WRITTEN TASK: For the copy, please give all of the data again exactly and leave the pictures out.

SUPPLIED INFORMATION:

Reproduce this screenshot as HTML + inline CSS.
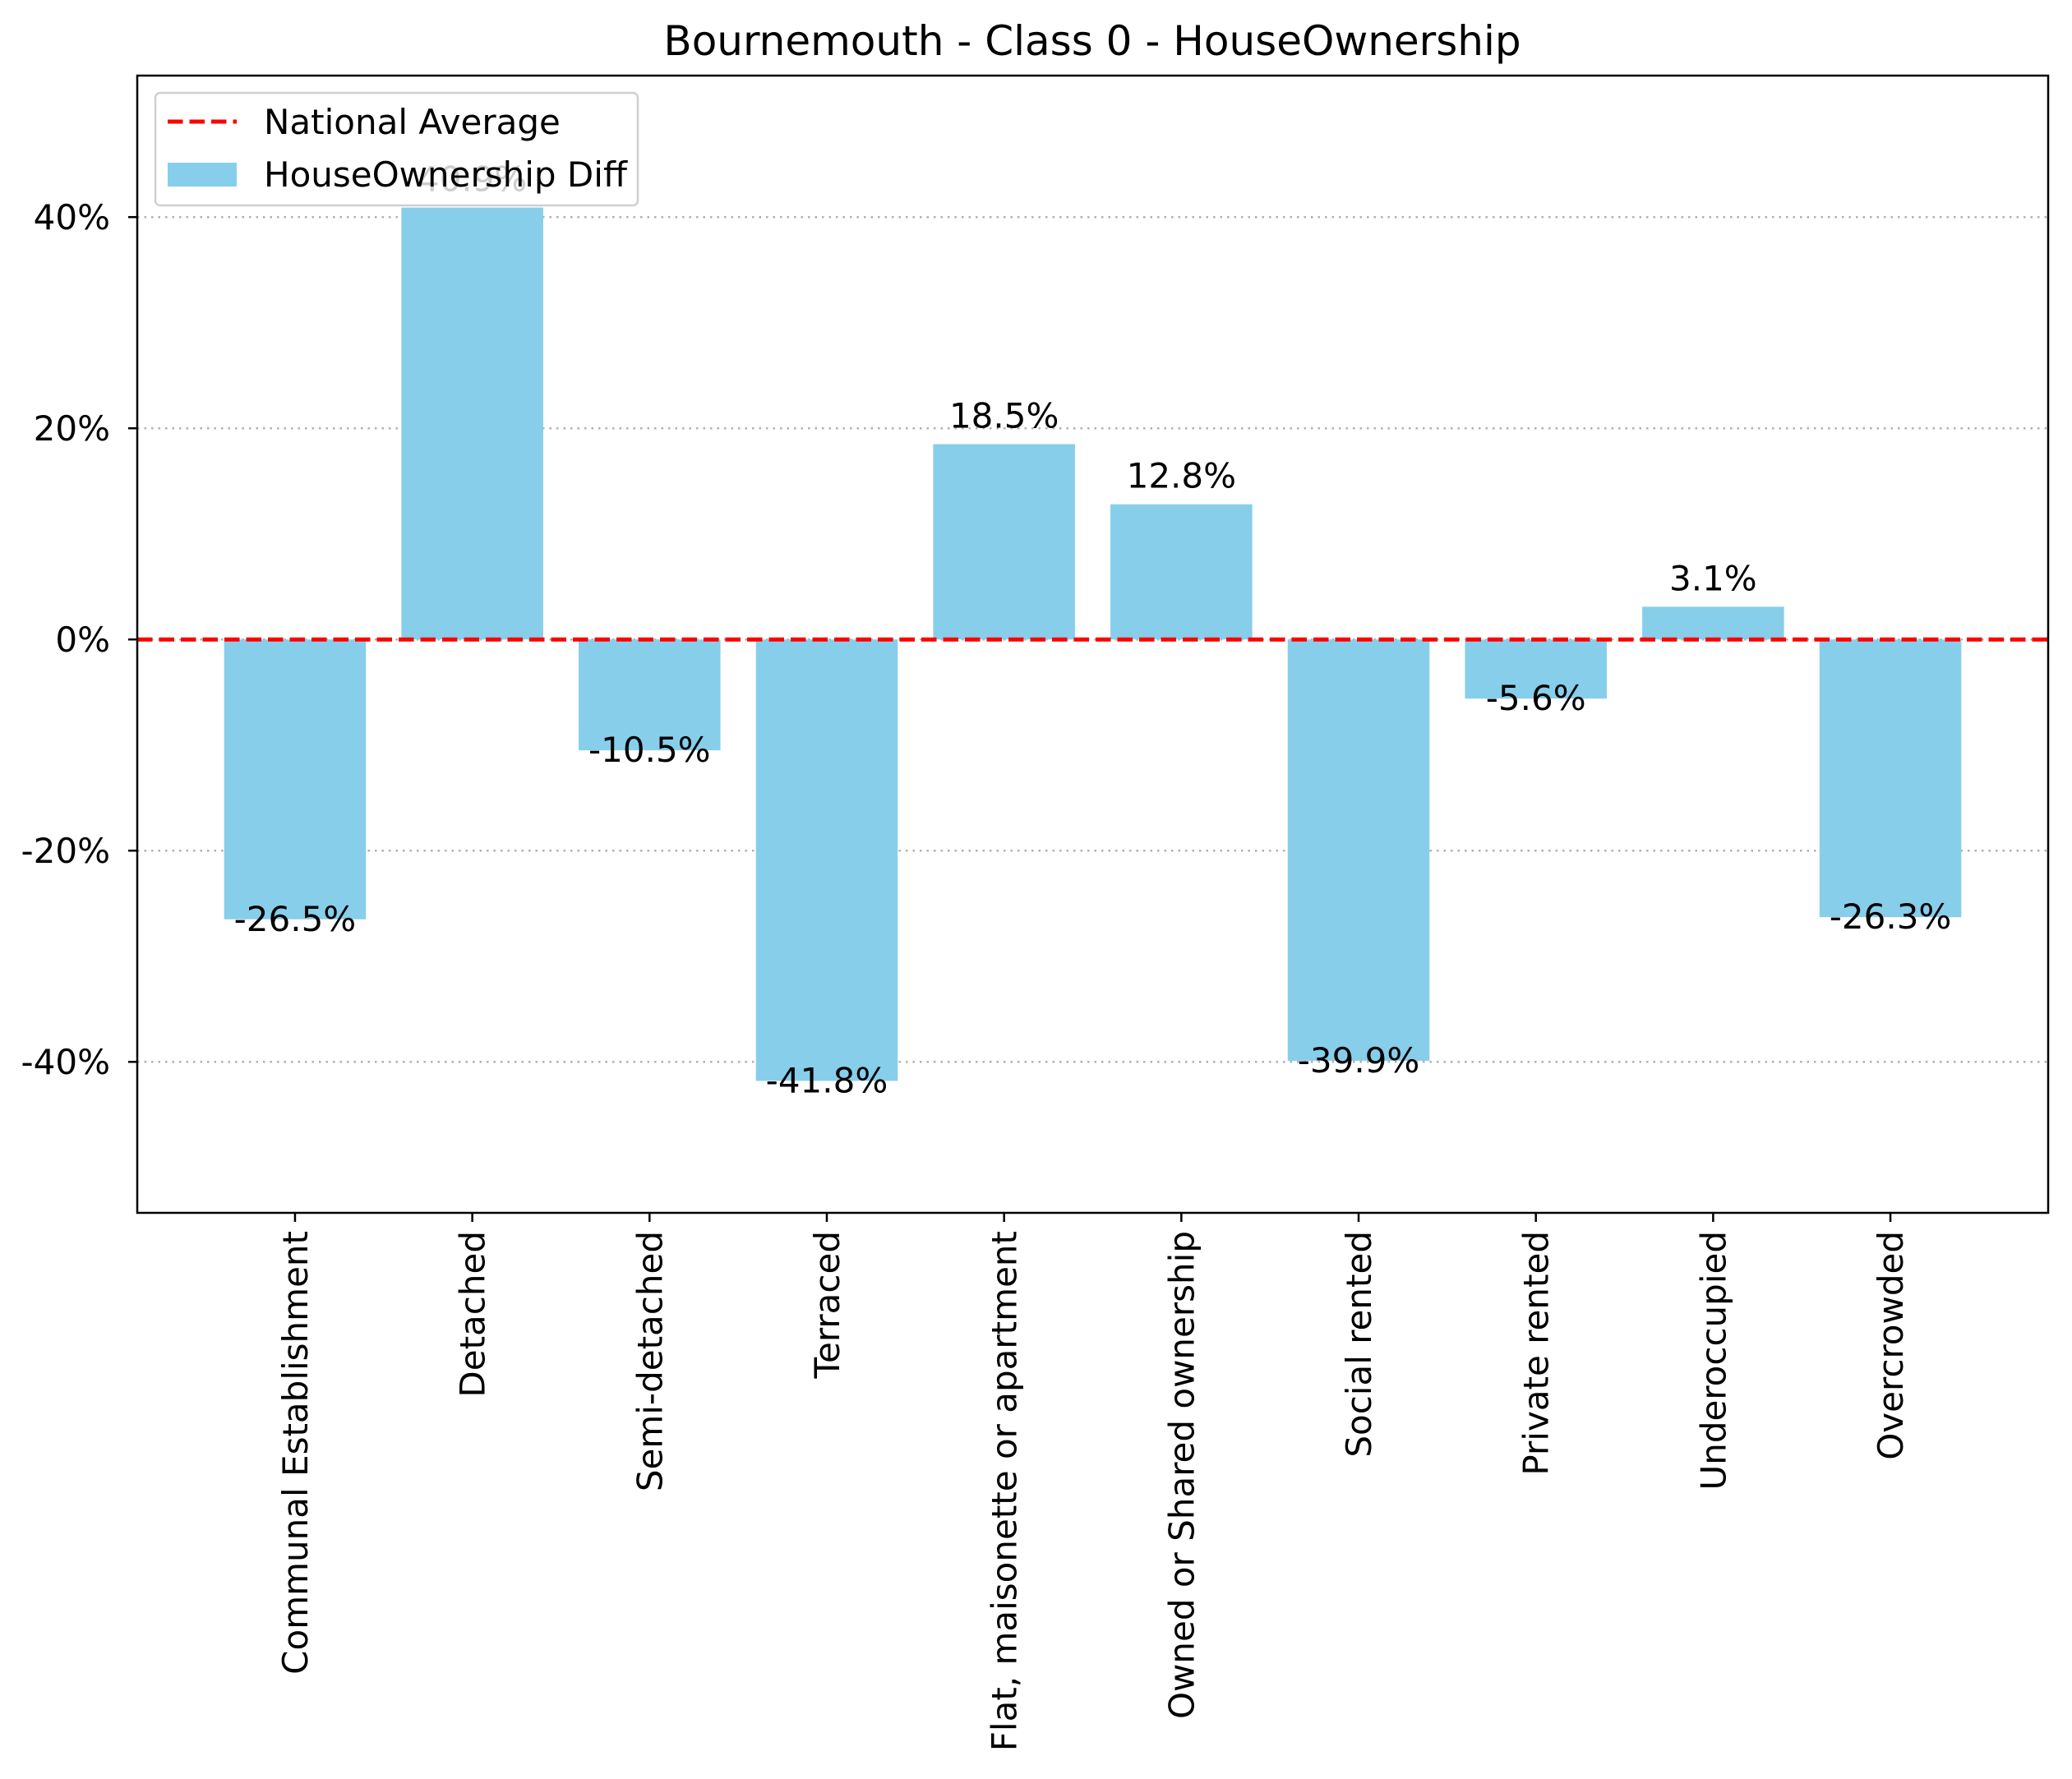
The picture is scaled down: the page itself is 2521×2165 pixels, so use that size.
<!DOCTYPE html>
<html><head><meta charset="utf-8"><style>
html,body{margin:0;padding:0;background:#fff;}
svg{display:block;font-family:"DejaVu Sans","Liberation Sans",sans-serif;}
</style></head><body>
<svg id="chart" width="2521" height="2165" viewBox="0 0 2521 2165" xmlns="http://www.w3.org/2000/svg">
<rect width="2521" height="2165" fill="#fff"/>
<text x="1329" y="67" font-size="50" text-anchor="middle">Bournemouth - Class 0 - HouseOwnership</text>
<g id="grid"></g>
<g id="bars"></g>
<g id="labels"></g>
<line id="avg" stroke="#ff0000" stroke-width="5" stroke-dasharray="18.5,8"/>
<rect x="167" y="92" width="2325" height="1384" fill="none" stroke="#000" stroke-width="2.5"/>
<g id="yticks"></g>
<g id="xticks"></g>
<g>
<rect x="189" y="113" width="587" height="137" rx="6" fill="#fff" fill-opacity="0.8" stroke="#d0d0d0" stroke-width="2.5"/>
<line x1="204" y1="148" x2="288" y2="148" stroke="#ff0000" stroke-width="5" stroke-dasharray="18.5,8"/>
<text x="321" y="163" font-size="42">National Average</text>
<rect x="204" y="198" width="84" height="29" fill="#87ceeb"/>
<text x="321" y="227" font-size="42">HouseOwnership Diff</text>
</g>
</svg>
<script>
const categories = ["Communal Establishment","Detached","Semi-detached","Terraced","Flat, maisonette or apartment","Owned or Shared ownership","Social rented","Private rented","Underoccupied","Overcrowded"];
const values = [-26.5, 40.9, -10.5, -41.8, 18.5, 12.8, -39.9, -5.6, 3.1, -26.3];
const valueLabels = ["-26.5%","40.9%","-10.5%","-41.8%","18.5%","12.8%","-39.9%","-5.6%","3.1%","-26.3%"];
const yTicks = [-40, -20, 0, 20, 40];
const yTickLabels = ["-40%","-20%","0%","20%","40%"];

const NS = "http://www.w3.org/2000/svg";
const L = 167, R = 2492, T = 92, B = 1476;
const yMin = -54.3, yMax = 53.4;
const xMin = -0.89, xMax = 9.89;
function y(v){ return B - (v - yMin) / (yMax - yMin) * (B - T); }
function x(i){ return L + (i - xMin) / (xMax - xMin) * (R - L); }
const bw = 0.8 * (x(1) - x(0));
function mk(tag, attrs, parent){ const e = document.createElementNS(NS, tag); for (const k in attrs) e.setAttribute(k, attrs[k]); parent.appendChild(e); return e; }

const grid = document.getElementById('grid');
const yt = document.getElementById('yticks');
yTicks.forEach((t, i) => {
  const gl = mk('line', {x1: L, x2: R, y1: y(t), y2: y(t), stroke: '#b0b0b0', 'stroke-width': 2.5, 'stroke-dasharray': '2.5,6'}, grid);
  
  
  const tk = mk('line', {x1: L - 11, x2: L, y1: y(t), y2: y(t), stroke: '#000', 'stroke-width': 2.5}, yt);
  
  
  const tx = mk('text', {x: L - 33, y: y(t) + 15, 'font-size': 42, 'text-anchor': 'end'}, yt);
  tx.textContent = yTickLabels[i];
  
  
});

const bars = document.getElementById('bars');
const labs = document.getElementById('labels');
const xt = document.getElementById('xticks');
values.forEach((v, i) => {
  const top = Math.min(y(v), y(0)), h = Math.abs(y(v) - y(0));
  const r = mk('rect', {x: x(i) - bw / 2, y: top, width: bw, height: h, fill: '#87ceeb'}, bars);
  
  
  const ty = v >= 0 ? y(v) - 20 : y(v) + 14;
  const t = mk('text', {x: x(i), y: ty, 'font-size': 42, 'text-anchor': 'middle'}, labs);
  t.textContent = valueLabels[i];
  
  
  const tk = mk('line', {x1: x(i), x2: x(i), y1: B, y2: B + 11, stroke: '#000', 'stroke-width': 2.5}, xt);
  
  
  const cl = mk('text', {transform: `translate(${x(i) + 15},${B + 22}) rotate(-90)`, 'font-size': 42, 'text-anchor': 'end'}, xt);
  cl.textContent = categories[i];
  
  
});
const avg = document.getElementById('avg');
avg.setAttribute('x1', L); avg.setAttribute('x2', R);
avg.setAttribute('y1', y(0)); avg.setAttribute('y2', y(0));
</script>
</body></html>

PROBLEM SOLUTION:
Reproduce this screenshot as HTML + inline CSS.
The picture is scaled down: the page itself is 2521×2165 pixels, so use that size.
<!DOCTYPE html>
<html><head><meta charset="utf-8"><style>
html,body{margin:0;padding:0;background:#fff;}
svg{display:block;font-family:"DejaVu Sans","Liberation Sans",sans-serif;}
</style></head><body>
<svg id="chart" width="2521" height="2165" viewBox="0 0 2521 2165" xmlns="http://www.w3.org/2000/svg">
<rect width="2521" height="2165" fill="#fff"/>
<text x="1329" y="67" font-size="50" text-anchor="middle">Bournemouth - Class 0 - HouseOwnership</text>
<g id="grid"></g>
<g id="bars"></g>
<g id="labels"></g>
<line id="avg" stroke="#ff0000" stroke-width="5" stroke-dasharray="18.5,8"/>
<rect x="167" y="92" width="2325" height="1384" fill="none" stroke="#000" stroke-width="2.5"/>
<g id="yticks"></g>
<g id="xticks"></g>
<g>
<rect x="189" y="113" width="587" height="137" rx="6" fill="#fff" fill-opacity="0.8" stroke="#d0d0d0" stroke-width="2.5"/>
<line x1="204" y1="148" x2="288" y2="148" stroke="#ff0000" stroke-width="5" stroke-dasharray="18.5,8"/>
<text x="321" y="163" font-size="42">National Average</text>
<rect x="204" y="198" width="84" height="29" fill="#87ceeb"/>
<text x="321" y="227" font-size="42">HouseOwnership Diff</text>
</g>
</svg>
<script>
const categories = ["Communal Establishment","Detached","Semi-detached","Terraced","Flat, maisonette or apartment","Owned or Shared ownership","Social rented","Private rented","Underoccupied","Overcrowded"];
const values = [-26.5, 40.9, -10.5, -41.8, 18.5, 12.8, -39.9, -5.6, 3.1, -26.3];
const valueLabels = ["-26.5%","40.9%","-10.5%","-41.8%","18.5%","12.8%","-39.9%","-5.6%","3.1%","-26.3%"];
const yTicks = [-40, -20, 0, 20, 40];
const yTickLabels = ["-40%","-20%","0%","20%","40%"];

const NS = "http://www.w3.org/2000/svg";
const L = 167, R = 2492, T = 92, B = 1476;
const yMin = -54.3, yMax = 53.4;
const xMin = -0.89, xMax = 9.89;
function y(v){ return B - (v - yMin) / (yMax - yMin) * (B - T); }
function x(i){ return L + (i - xMin) / (xMax - xMin) * (R - L); }
const bw = 0.8 * (x(1) - x(0));
function mk(tag, attrs, parent){ const e = document.createElementNS(NS, tag); for (const k in attrs) e.setAttribute(k, attrs[k]); parent.appendChild(e); return e; }

const grid = document.getElementById('grid');
const yt = document.getElementById('yticks');
yTicks.forEach((t, i) => {
  const gl = mk('line', {x1: L, x2: R, y1: y(t), y2: y(t), stroke: '#b0b0b0', 'stroke-width': 2.5, 'stroke-dasharray': '2.5,6'}, grid);
  
  
  const tk = mk('line', {x1: L - 11, x2: L, y1: y(t), y2: y(t), stroke: '#000', 'stroke-width': 2.5}, yt);
  
  
  const tx = mk('text', {x: L - 33, y: y(t) + 15, 'font-size': 42, 'text-anchor': 'end'}, yt);
  tx.textContent = yTickLabels[i];
  
  
});

const bars = document.getElementById('bars');
const labs = document.getElementById('labels');
const xt = document.getElementById('xticks');
values.forEach((v, i) => {
  const top = Math.min(y(v), y(0)), h = Math.abs(y(v) - y(0));
  const r = mk('rect', {x: x(i) - bw / 2, y: top, width: bw, height: h, fill: '#87ceeb'}, bars);
  
  
  const ty = v >= 0 ? y(v) - 20 : y(v) + 14;
  const t = mk('text', {x: x(i), y: ty, 'font-size': 42, 'text-anchor': 'middle'}, labs);
  t.textContent = valueLabels[i];
  
  
  const tk = mk('line', {x1: x(i), x2: x(i), y1: B, y2: B + 11, stroke: '#000', 'stroke-width': 2.5}, xt);
  
  
  const cl = mk('text', {transform: `translate(${x(i) + 15},${B + 22}) rotate(-90)`, 'font-size': 42, 'text-anchor': 'end'}, xt);
  cl.textContent = categories[i];
  
  
});
const avg = document.getElementById('avg');
avg.setAttribute('x1', L); avg.setAttribute('x2', R);
avg.setAttribute('y1', y(0)); avg.setAttribute('y2', y(0));
</script>
</body></html>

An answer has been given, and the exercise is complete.